For 2, let us see the details.

\[\textbf{H}(A \mid B ) =-\sum_{a,b \sim A, B} p(a,b) \log \frac{p(a,b)}{p(a)} \\ =\sum f(a,b) \\= p(b = 0)\sum f(a,b=0) + p(b=1)\sum f(a,b=1) \\= -p(b=0) \cdot\sum_{a,b=0}p(a,b=0)\log \frac{p(a,b=0)}{p(a)} -p(b=1) \cdot\sum_{a,b=0}p(a,b=1)\log \frac{p(a,b=0)}{p(a)}\\ =P(B = 0) \cdot \textbf{H}(A\mid B = 0) + P(B = 1) \cdot \textbf{H}(A \mid B = 1)\]

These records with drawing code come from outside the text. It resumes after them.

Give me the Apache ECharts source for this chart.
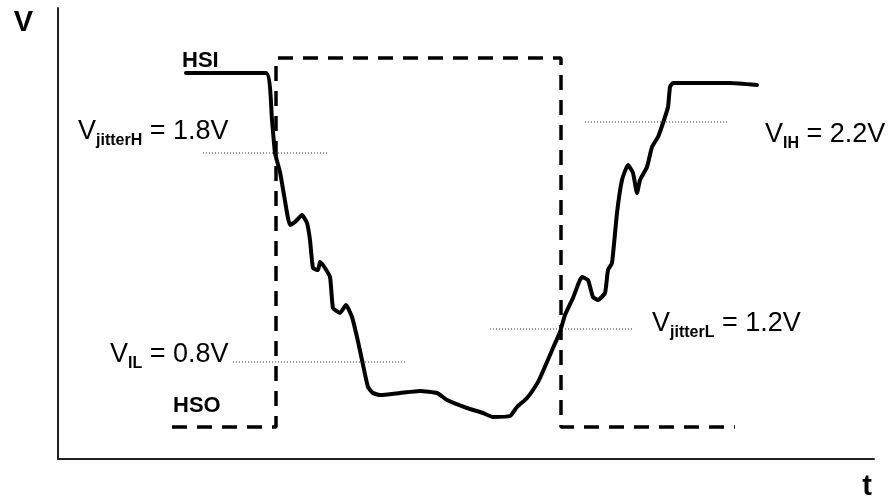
<!DOCTYPE html>
<html>
<head>
<meta charset="utf-8">
<script src="https://cdn.jsdelivr.net/npm/echarts@6/dist/echarts.min.js"></script>
<style>
  html, body { margin: 0; padding: 0; background: #fff; }
  #chart { width: 891px; height: 503px; }
</style>
</head>
<body>
<div id="chart"></div>
<script>
  // time axis / level axis, arbitrary units
  var hsiT = [128, 208, 214, 217, 222, 226, 232, 237, 244, 249, 252, 255, 260, 262, 265, 272, 275, 282, 288, 294,
    299, 304, 310, 315, 322, 342, 362, 379, 389, 409, 425, 435, 452, 459, 469, 477, 482, 489, 495, 502,
    507, 515, 524, 530, 535, 540, 547, 550, 554, 559, 564, 570, 575, 579, 582, 589, 594, 600, 605, 610,
    612, 615, 642, 672, 699];
  var hsiV = [386, 386, 339, 306, 287, 264, 234, 237, 244, 236, 219, 191, 189, 197, 194, 182, 151, 146, 154, 142,
    122, 99, 72, 66, 64, 66, 68, 66, 59, 51, 46, 42, 43, 52, 61, 72, 81, 97, 111, 127,
    144, 161, 182, 179, 162, 159, 166, 189, 196, 246, 279, 294, 286, 266, 279, 292, 312, 322, 336, 352,
    372, 376, 376, 376, 374];

  var hsoT = [114, 218, 218, 503, 503, 677];
  var hsoV = [32, 32, 401, 401, 32, 32];

  // threshold lines: level, start, end
  var thrNames = ['jitterH', 'IL', 'jitterL', 'IH'];
  var thrLevel = [306, 97, 130, 337];
  var thrStart = [145, 175, 432, 527];
  var thrEnd = [269, 349, 575, 670];
  var thrText = ['1.8V', '0.8V', '1.2V', '2.2V'];
  // label anchors (left edge, middle)
  var thrLabelT = [20, 52, 594, 707];
  var thrLabelV = [327, 104, 135, 324];

  var sigNames = ['HSI', 'HSO'];
  var sigLabelT = [124, 115];
  var sigLabelV = [398, 53];

  var font = 'Liberation Sans, Arial, sans-serif';

  function pairs(xs, ys) {
    var out = [];
    for (var i = 0; i < xs.length; i++) out.push([xs[i], ys[i]]);
    return out;
  }

  var series = [];
  series.push({
    type: 'line', data: pairs(hsiT, hsiV), symbol: 'none', smooth: 0.15,
    lineStyle: { color: '#000', width: 4, join: 'round', cap: 'round' }
  });
  series.push({
    type: 'line', data: pairs(hsoT, hsoV), symbol: 'none',
    lineStyle: { color: '#000', width: 3.5, type: [15, 10] }
  });
  for (var i = 0; i < thrNames.length; i++) {
    series.push({
      type: 'line', symbol: 'none',
      data: [[thrStart[i], thrLevel[i]], [thrEnd[i], thrLevel[i]]],
      lineStyle: { color: '#333', width: 1, type: [1, 2] }
    });
  }
  // text labels for thresholds
  var thrLabels = [];
  for (var i = 0; i < thrNames.length; i++) {
    thrLabels.push({
      value: [thrLabelT[i], thrLabelV[i]],
      label: { formatter: '{v|V}{s|' + thrNames[i] + '}{v| = ' + thrText[i] + '}' }
    });
  }
  series.push({
    type: 'scatter', symbolSize: 0, data: thrLabels, silent: true,
    itemStyle: { opacity: 1 },
    label: {
      show: true, position: 'right', distance: 0,
      rich: {
        v: { fontFamily: font, fontSize: 27, color: '#000', lineHeight: 33, verticalAlign: 'middle' },
        s: { fontFamily: font, fontSize: 16, fontWeight: 'bold', color: '#000', lineHeight: 16, verticalAlign: 'bottom' }
      }
    }
  });
  var sigLabels = [];
  for (var i = 0; i < sigNames.length; i++) {
    sigLabels.push({ value: [sigLabelT[i], sigLabelV[i]], label: { formatter: sigNames[i] } });
  }
  series.push({
    type: 'scatter', symbolSize: 0, data: sigLabels, silent: true,
    itemStyle: { opacity: 1 },
    label: { show: true, position: 'right', distance: 0, fontFamily: font, fontSize: 22, fontWeight: 'bold', color: '#000' }
  });

  var chart = echarts.init(document.getElementById('chart'));
  chart.setOption({
    animation: false,
    backgroundColor: '#fff',
    grid: { left: 58, right: 17, top: 8, bottom: 44 },
    xAxis: {
      type: 'value', min: 0, max: 816,
      name: 't', nameLocation: 'end', nameGap: 0,
      nameTextStyle: { fontFamily: font, fontSize: 29, fontWeight: 'bold', color: '#000', align: 'right', verticalAlign: 'top', padding: [13, 2, 0, 0] },
      axisLine: { lineStyle: { color: '#222', width: 2 } },
      axisTick: { show: false }, axisLabel: { show: false }, splitLine: { show: false }
    },
    yAxis: {
      type: 'value', min: 0, max: 451,
      name: 'V', nameLocation: 'end', nameGap: 0,
      nameTextStyle: { fontFamily: font, fontSize: 29, fontWeight: 'bold', color: '#000', align: 'right', verticalAlign: 'top', padding: [0, 25, 0, 0] },
      axisLine: { lineStyle: { color: '#222', width: 2 } },
      axisTick: { show: false }, axisLabel: { show: false }, splitLine: { show: false }
    },
    series: series
  });
</script>
</body>
</html>
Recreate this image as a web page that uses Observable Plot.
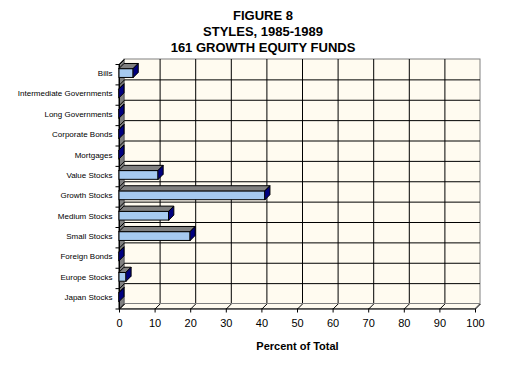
<!DOCTYPE html>
<html>
<head>
<meta charset="utf-8">
<script src="https://cdn.jsdelivr.net/npm/d3@7"></script>
<script src="https://cdn.jsdelivr.net/npm/@observablehq/plot@0.6"></script>
<style>
  html, body { margin: 0; padding: 0; background: #ffffff; }
  #wrap { width: 505px; height: 383px; overflow: hidden; }
  #title { box-sizing: border-box; width: 505px; height: 56px; padding: 8px 0 0 21px;
    text-align: center; font: bold 13px "Liberation Sans", Arial, sans-serif; line-height: 16px; color: #000; }
  svg { display: block; }
</style>
</head>
<body>
<div id="wrap">
  <div id="title"></div>
  <div id="chart"></div>
</div>
<script>
const titleLines = ["FIGURE 8", "STYLES, 1985-1989", "161 GROWTH EQUITY FUNDS"];
const categories = ["Bills", "Intermediate Governments", "Long Governments", "Corporate Bonds",
  "Mortgages", "Value Stocks", "Growth Stocks", "Medium Stocks", "Small Stocks",
  "Foreign Bonds", "Europe Stocks", "Japan Stocks"];
const values = [4, 0, 0, 0, 0, 11, 41, 14, 20, 0, 2, 0];
const xTicks = [0, 10, 20, 30, 40, 50, 60, 70, 80, 90, 100];
const xLabel = "Percent of Total";

document.getElementById("title").innerHTML = titleLines.join("<br>");

const W = 505, H = 327, ML = 119, MR = 30, MT = 8, MB = 74.5;
const DEPTH = 5;
const n = categories.length;
const pxX = (W - ML - MR) / 100;
const pxY = (H - MT - MB) / n;
const ox = DEPTH / pxX;
const oy = DEPTH / pxY;
const bTop = 0.22, bBot = 0.66;

const bars = categories.map((c, i) => ({c, i, v: values[i]}));
const topFaces = bars.flatMap(d => [
  {c: d.c, y: d.i + bTop, x1: 0, x2: d.v},
  {c: d.c, y: d.i + bTop - oy, x1: ox, x2: d.v + ox}
]);
const sideFaces = bars.flatMap(d => [
  {c: d.c, x: d.v, y1: d.i + bTop, y2: d.i + bBot},
  {c: d.c, x: d.v + ox, y1: d.i + bTop - oy, y2: d.i + bBot - oy}
]);
const floor = [{y: n, x1: 0, x2: 100}, {y: n - oy, x1: ox, x2: 100 + ox}];
const leftWall = [{x: 0, y1: 0, y2: n}, {x: ox, y1: -oy, y2: n - oy}];
const bounds = d3.range(0, n + 1);
const font = "Liberation Sans, Arial, sans-serif";

const chart = Plot.plot({
  width: W, height: H,
  marginLeft: ML, marginRight: MR, marginTop: MT, marginBottom: MB,
  x: {domain: [0, 100], range: [ML, W - MR], axis: null},
  y: {domain: [0, n], range: [MT, H - MB], axis: null},
  style: {fontFamily: font, background: "white", overflow: "visible", color: "black"},
  marks: [
    // back wall
    Plot.rect([0], {x1: 0, x2: 100, y1: 0, y2: n, dx: DEPTH, dy: -DEPTH, fill: "#FFFBF0", stroke: "#808080"}),
    Plot.ruleX(xTicks.slice(1, -1), {x: d => d, y1: 0, y2: n, dx: DEPTH, dy: -DEPTH, stroke: "black"}),
    Plot.ruleY(bounds.slice(1), {y: d => d, x1: 0, x2: 100, dx: DEPTH, dy: -DEPTH, stroke: "black"}),
    // floor
    Plot.areaX(floor, {y: "y", x1: "x1", x2: "x2", fill: "#FFFBF0", stroke: "#808080", curve: "linear"}),
    Plot.link(xTicks, {x1: d => d, y1: n, x2: d => d + ox, y2: n - oy, stroke: "black"}),
    // left wall
    Plot.areaY(leftWall, {x: "x", y1: "y1", y2: "y2", fill: "#808080", stroke: "#606060", curve: "linear"}),
    Plot.link(bounds, {x1: 0, y1: d => d, x2: ox, y2: d => d - oy, stroke: "black"}),
    // axes lines & ticks
    Plot.ruleX([0], {x: 0, y1: 0, y2: n, stroke: "black"}),
    Plot.ruleY([n], {y: n, x1: 0, x2: 100, stroke: "black"}),
    Plot.link(bounds, {x1: -4 / pxX, x2: 0, y1: d => d, y2: d => d, stroke: "black"}),
    Plot.ruleX(xTicks, {x: d => d, y1: n, y2: n + 4 / pxY, stroke: "black"}),
    // bars
    Plot.rect(bars, {x1: 0, x2: "v", y1: d => d.i + bTop, y2: d => d.i + bBot, fill: "#A6CAF0", stroke: "black"}),
    Plot.areaX(topFaces, {z: "c", y: "y", x1: "x1", x2: "x2", fill: "#808080", stroke: "black", curve: "linear"}),
    Plot.areaY(sideFaces, {z: "c", x: "x", y1: "y1", y2: "y2", fill: "#000080", stroke: "black", curve: "linear"}),
    // labels
    Plot.text(categories, {x: 0, y: (d, i) => i + 0.44, text: d => d, textAnchor: "end", dx: -7, fontSize: 8, fill: "black"}),
    Plot.text(xTicks, {x: d => d, y: n, dy: 14.5, text: d => String(d), fontSize: 11, fill: "black"}),
    Plot.text([xLabel], {x: 50, y: n, dy: 37.5, text: d => d, fontSize: 11, fontWeight: "bold", fill: "black"})
  ]
});
document.getElementById("chart").appendChild(chart);
</script>
</body>
</html>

\(\textbf{Lemma H. } \textbf{H}(X_1,\ldots,X_n) = \textbf{H}(X_1)+\textbf{H}(X_2 \mid X_1) + \cdots = \sum_{i=1}^n \textbf{H}(X_i \mid X_{j<i})\) where \(X_{j<i} = X_{i-1},\ldots,X_1\)

\[\textbf{Lemm I. } \textbf{I}(X_1,X_2,\ldots,X_n: Y) = \textbf{I}(X_1: Y) + \textbf{I}(X_2: Y \mid X_1) + \textbf{I}(X_3: Y \mid X_2, X_1)+\cdots = \\ \textbf{H}(X_1,X_2,\ldots,X_n) - \textbf{H}(X_1,X_2,\ldots,X_n \mid Y) =\\ \sum_{i=1}^n\textbf{I}(X_i : Y \mid X_{j<i})\]

Important Inequalities

For entropy,

\(\textbf{H}(A\mid B) \leq \textbf{H}(A)\).

For mutual information, dropping condition does not increase/decrease the value. It depends.

Example 1:

\[\textbf{I}(X: Y \mid Z) > \textbf{I}(X: Y)\]

When \(Z\) happens, \(X\) and \(Y\) are (almost) independent.

Example 2:

\[\textbf{I}(X: Y \mid Z) < \textbf{I}(X: Y)\]

When \(Z \to X, Z\to Y\) (\(Z\) causes \(X\) and \(Y\)).